(595e) A Multi-Domain Read-Across Framework to Predict Aerobic Biodegradation of Organic Chemicals

The implementation of international regulations for chemicals (e.g., REACH in the EU) requires the integrated use of a variety of testing and non-testing methods to establish the PBT profiles of new and existing chemicals. Similarity-based methods such as read-across [1,2] provide, among the variety of techniques that can be used to implement non-testing strategies, a sound and cost-effective framework to predict physicochemical properties and biological activity of chemicals. Read-across methods strongly rely on both the type of information and the similarity metric used to identify the set of reference chemicals (families) used to generate the estimate. Accordingly, given the extense variety of molecular descriptors and properties available (i.e., data domains), finding the best information to characterize chemical families for a specific endpoint is a challenging task of crucial importance.

The present work introduces a multi-domain read-across framework, based on the integration of various types of chemical information, which is applied to predict the aerobic biodegradation of organic chemicals. The data used to demonstrate this approach were extracted from the Japanese Ministry of International Trade and Industry biodegradation database [3]. Compounds with insufficient structural information or with inconsistent biodegradation measures were filtered to produce a quality-controlled database containing experimental biodegradation measures (BOD) for 1063 chemicals. The intrinsic topology preservation properties of the Self-Organizing Map (SOM) were used to identify chemical families within each data domain (e.g., constitutional descriptors, functional group counts, atom center fragments). The quality and reliability of each chemical family was quantified using consensus clustering implemented viamultiscale bootstrap methods [4]. Different approaches to compute read-across estimates (e.g., average, weighted average, value of the most similar chemical) for target  compounds (i.e., not used during SOM training) were assessed. The best results were obtained from the similarity-weighted average of the chemicals assigned to the same cluster as the target compound. Finally, consensus techniques [5] were used to combine, in an optimal way, the output of each individual SOM to yield a final and more accurate read-across estimate. Results obtained using the new multi-domain read-across method outperformed results obtained via conventional read-across based on a particular type of information.
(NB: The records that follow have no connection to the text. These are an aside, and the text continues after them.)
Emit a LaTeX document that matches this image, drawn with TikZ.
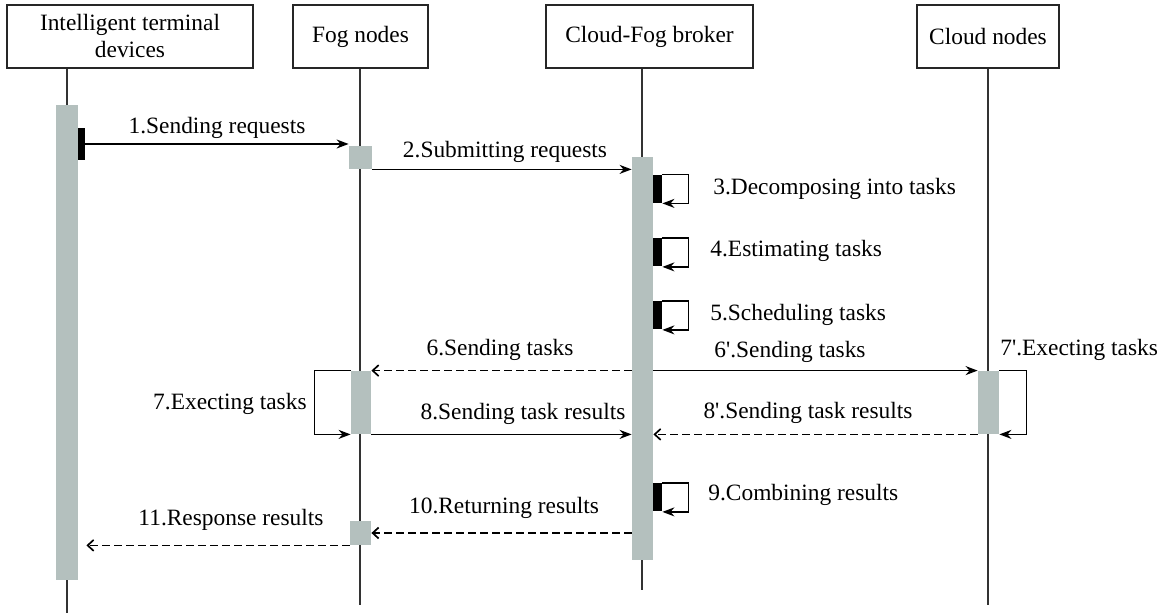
\documentclass[tikz,border=0pt]{standalone}
\usepackage{fontspec}
\setmainfont{Liberation Serif}
\usetikzlibrary{arrows.meta, positioning}
\definecolor{bargray}{RGB}{180,192,190}

\begin{document}
\begin{tikzpicture}[x=0.5pt, y=-0.5pt,
    font=\fontsize{11.7}{13.5}\selectfont,
    head/.style={draw=black!85, line width=1pt, align=center, inner sep=0pt, minimum height=31.5pt},
    life/.style={draw=black!80, line width=0.8pt},
    bar/.style={fill=bargray, inner sep=0pt},
    blk/.style={fill=black, inner sep=0pt, minimum width=4.5pt, minimum height=14pt},
    msg/.style={line width=0.85pt, -{Stealth[length=6pt, width=4.5pt]}},
    ret/.style={line width=0.85pt, dash pattern=on 4pt off 2pt, -{Straight Barb[length=3pt, width=5.5pt]}},
    lbl/.style={inner sep=0pt}]
    \useasboundingbox (0,0) rectangle (1165,613);

    % Participants
    \node[head, minimum width=123pt] (dev) at (130,36.5) {Intelligent terminal\\devices};
    \node[head, minimum width=67.5pt] (fog) at (360.5,36.5) {Fog nodes};
    \node[head, minimum width=103.5pt] (brk) at (649.5,36.5) {Cloud-Fog broker};
    \node[head, minimum width=71pt] (cld) at (988,36.5) {Cloud nodes};

    % Lifelines
    \coordinate (devend) at (67,613);
    \coordinate (fogend) at (360,605);
    \coordinate (brkend) at (642,590);
    \coordinate (cldend) at (988,605);
    \draw[life] (dev.south -| devend) -- (devend);
    \draw[life] (fog.south -| fogend) -- (fogend);
    \draw[life] (brk.south -| brkend) -- (brkend);
    \draw[life] (cld.south -| cldend) -- (cldend);

    % Activation bars
    \node[bar, minimum width=11pt, minimum height=237.5pt] (devbar) at (67,342.5) {};
    \node[bar, minimum width=11.5pt, minimum height=11.5pt] (fogA) at (360.5,157.5) {};
    \node[bar, minimum width=10.5pt, minimum height=201.5pt] (brkbar) at (642.5,358.5) {};
    \node[bar, minimum width=10pt, minimum height=31.5pt] (fogB) at (361,402.5) {};
    \node[bar, minimum width=10.5pt, minimum height=31.5pt] (cldbar) at (988.5,402.5) {};
    \node[bar, minimum width=10.5pt, minimum height=12pt] (fogC) at (360.5,533) {};

    % Requests
    \node[blk, minimum width=3.5pt, minimum height=16pt] (b1) at (81.5,144) {};
    \draw[msg] (b1.east) -- (b1.east -| fogA.west);
    \node[lbl] (l1) at (217,128) {1.Sending requests};
    \draw[msg] (fogA.south east) -- (fogA.south east -| brkbar.west);
    \node[lbl] (l2) at (505,152) {2.Submitting requests};

    % Broker self calls
    \node[blk] (b3) at (657.5,189) {};
    \draw[msg] (b3.north east) -- ++(26,0) |- (b3.south east);
    \node[lbl, anchor=west] (l3) at (713,189) {3.Decomposing into tasks};
    \node[blk] (b4) at (657.5,252.5) {};
    \draw[msg] (b4.north east) -- ++(26,0) |- (b4.south east);
    \node[lbl, anchor=west] (l4) at (710,251) {4.Estimating tasks};
    \node[blk] (b5) at (657.5,315.5) {};
    \draw[msg] (b5.north east) -- ++(26,0) |- (b5.south east);
    \node[lbl, anchor=west] (l5) at (710,315) {5.Scheduling tasks};

    % Sending tasks
    \draw[ret] (brkbar.west |- fogB.north) -- (fogB.north east);
    \node[lbl] (l6) at (500,350) {6.Sending tasks};
    \draw[msg] (brkbar.east |- cldbar.north) -- (cldbar.north west);
    \node[lbl] (l6p) at (790,352) {6\textquotesingle.Sending tasks};

    % Executing tasks
    \draw[msg] (fogB.north west) -- ++(-36,0) |- (fogB.south west);
    \node[lbl, anchor=east] (l7) at (307,404) {7.Execting tasks};
    \draw[msg] (cldbar.north east) -- ++(27,0) |- (cldbar.south east);
    \node[lbl, anchor=west] (l7p) at (1000,350) {7\textquotesingle.Execting tasks};

    % Task results
    \draw[msg] (fogB.south east) -- (fogB.south east -| brkbar.west);
    \node[lbl] (l8) at (523,414) {8.Sending task results};
    \draw[ret] (cldbar.south west) -- (cldbar.south west -| brkbar.east);
    \node[lbl] (l8p) at (808,413) {8\textquotesingle.Sending task results};

    % Combining and returning
    \node[blk] (b9) at (657.5,497.5) {};
    \draw[msg] (b9.north east) -- ++(26,0) |- (b9.south east);
    \node[lbl, anchor=west] (l9) at (708,495) {9.Combining results};
    \draw[ret] (brkbar.west |- fogC) -- (fogC.east);
    \node[lbl] (l10) at (504,508) {10.Returning results};
    \draw[ret, shorten >=4pt] (fogC.south west) -- (fogC.south west -| devbar.east);
    \node[lbl] (l11) at (231,520) {11.Response results};
\end{tikzpicture}
\end{document}
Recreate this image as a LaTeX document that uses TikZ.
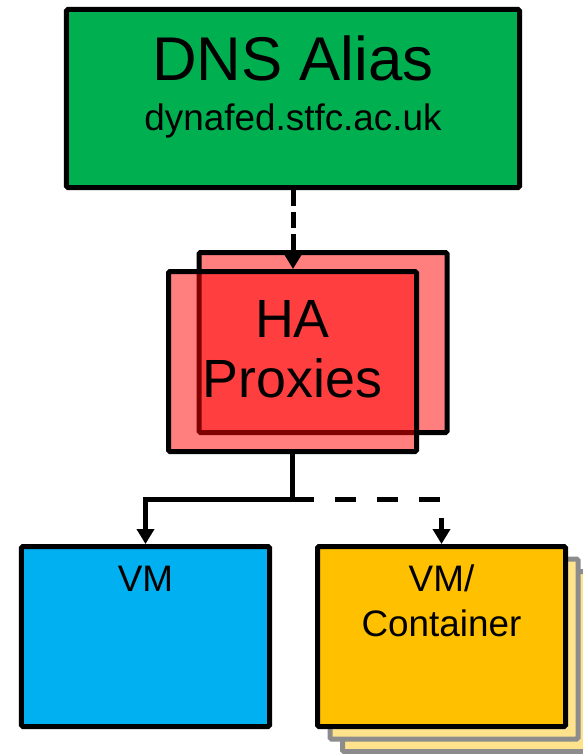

This work demonstrated that multi-domain read-across provides a suitable framework which is able to identify complementary chemical families with similarity features that remain hidden when only data from a single domain are used. Ongoing research work aims to include mechanistic information to enhance the characterization of the chemical families with the inclusion of biological information for the biodegrading organisms (e.g., activity of genes involved in biodegradation pathways).

References

[1] Schuurmann G., Ralf-Uwe E., Ralph K. (2011) Quantitative read-across for predicting the acute fish toxicity of organic compounds. Environ. Sci. Technol.  45, 4616–4622.

[2] Enoch SJ, Cronin MT, Schultz TW, Madden JC, (2008) Quantitative and mechanistic read across for predicting the skin sensitization potential of alkenes acting via Michael addition. Chem Res Toxicol, 21(2):513-20.

[3] CITI - Biodegradation and Bioaccumulation data of existing chemicals based on the CSCL Japan (1992). Chemicals Inspection and Testing Institute, Japan, ISBN 4-98074-101-1.

[4] Rallo R., France B., Liu R., Nair S., George S., Damoiseaux R., Giralt F., Nel A., Bradley K., Cohen Y. (2011) Self-Organizing Map Analysis of Toxicity-Related Cell Signaling Pathways for Metal and Metal Oxide Nanoparticles. Environmental Science & Technology. 634-640.

[5] Fernández A; Lombardo A; Rallo R; Roncaglioni A; Giralt F; Benfenati E. (2012) Quantitative consensus of bioaccumulation models for integrated testing strategies. Environment International, (in press, doi: 10.1016/j.envint.2012.03.004).

 Acknowledgement. This research was financially supported by the Spanish Ministry of Economy and Competitivity (CTM2011-24303).